Trusts are expected to use the results of the poll to improve services, and Maude told the Conservative Party conference it would be now be put in place across mental health services, community nursing, and outpatient appointments by the end of March 2015. The test will also be applied to assess Jobcentre Plus services and further education courses.
Maude said the test, the results of which are published online, formed part of the government’s ‘commitment to transparency’.
He added: ‘We know that transparency delivers better public services. It drives up standards, informs choice and holds providers to account. This extension of the friends and family test will put more power in the hands of the public, allowing them to give clear and honest feedback on the services that hard-working families use every day.
‘By putting an unprecedented amount of public data in the open – from where tax money is spent to how local hospitals are performing – we are starting to expose inadequacies, open up local choice and drive improvements.’
The expansion was welcomed by Health Secretary Jeremy Hunt, who said that, in its first four months, over half a million patients have had their say through the test.
‘The NHS is embracing the need for more patient feedback – these are the seeds of lasting culture change. Patients will be given unparalleled opportunities to hold health services to account and choose their care as the friends and family test is rolled out across the NHS.’
Maude also told delegates the government’s ‘radical efficiency and reform agenda’ had saved £5.5bn in 2011/12 and more than £10bn in 2012/13 through more efficient procurement and tackling fraud and error.

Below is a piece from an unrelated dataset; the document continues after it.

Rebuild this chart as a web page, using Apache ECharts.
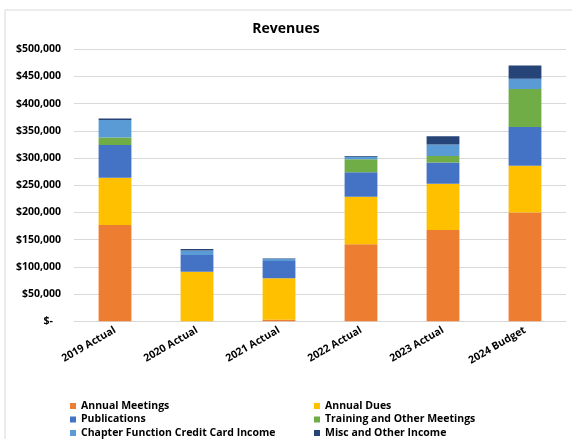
<!DOCTYPE html>
<html><head><meta charset="utf-8">
<script src="https://cdn.jsdelivr.net/npm/echarts@6/dist/echarts.min.js"></script>
<style>html,body{margin:0;padding:0;background:#fff}#c{width:572px;height:439px}</style>
</head><body><div id="c"></div>
<script>
const categories = ['2019 Actual','2020 Actual','2021 Actual','2022 Actual','2023 Actual','2024 Budget'];
const annualMeetings = [177000, 0, 3000, 141500, 168000, 200000];
const annualDues = [87000, 91000, 76000, 87500, 85000, 86000];
const publications = [60000, 31000, 32000, 45000, 39000, 71000];
const training = [14000, 0, 0, 24000, 12000, 70000];
const chapterCC = [32000, 8000, 3500, 4500, 21000, 19000];
const miscOther = [3000, 3000, 1000, 1500, 15000, 24000];
const seriesNames = ['Annual Meetings','Annual Dues','Publications','Training and Other Meetings','Chapter Function Credit Card Income','Misc and Other Income'];
const seriesData = [annualMeetings, annualDues, publications, training, chapterCC, miscOther];
const colors = ['#ED7D31','#FFC000','#4472C4','#70AD47','#5B9BD5','#264478'];

const font = '"Open Sans", "Liberation Sans", sans-serif';
const chart = echarts.init(document.getElementById('c'), null, {renderer:'canvas'});
const legendCommon = {
  orient:'vertical', top: 395, height: 60, itemWidth: 6, itemHeight: 6, itemGap: 1.5, icon:'rect',
  textStyle:{fontFamily:font, fontSize:10.5, lineHeight:12, fontWeight:'bold', color:'#000'}
};
chart.setOption({
  animation:false,
  color: colors,
  title:{text:'Revenues', left:'center', top:17, textStyle:{fontFamily:font, fontSize:14, fontWeight:'bold', color:'#000'}},
  graphic:[{type:'rect', shape:{x:5, y:10, width:600, height:500}, style:{fill:'none', stroke:'#d9d9d9', lineWidth:1}, silent:true}],
  legend:[
    Object.assign({left:65, data:[seriesNames[0], seriesNames[2], seriesNames[4]]}, legendCommon),
    Object.assign({left:309, data:[seriesNames[1], seriesNames[3], seriesNames[5]]}, legendCommon)
  ],
  grid:{left:74, right:6, top:49.3, bottom:117.7},
  xAxis:{type:'category', data:categories,
    axisLine:{lineStyle:{color:'#d9d9d9'}}, axisTick:{show:false},
    axisLabel:{rotate:30, margin:8, fontFamily:font, fontSize:10.5, fontWeight:'bold', color:'#000', interval:0}},
  yAxis:{type:'value', min:0, max:500000, interval:50000,
    axisLine:{show:false}, axisTick:{show:false},
    splitLine:{lineStyle:{color:'#d9d9d9'}},
    axisLabel:{margin:13, fontFamily:font, fontSize:10.5, fontWeight:'bold', color:'#000',
      formatter: v => v === 0 ? '$-   ' : '$' + v.toLocaleString('en-US')}},
  series: seriesNames.map((n,i)=>({name:n, type:'bar', stack:'total', barWidth:'40%', data:seriesData[i]}))
});
</script></body></html>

‘By the end of this Parliament we want to be saving around £20bn a year, with another £5bn the year after,’ he added.
Civil service reform was key to ensuring this target was met, he said, as currently the whole of Whitehall was operating as ‘less than the sum of the parts’.
‘That's the challenge for the leadership of the service, as we drive through the changes, to create a culture where amazing people driven by a public service ethos can do amazing things.’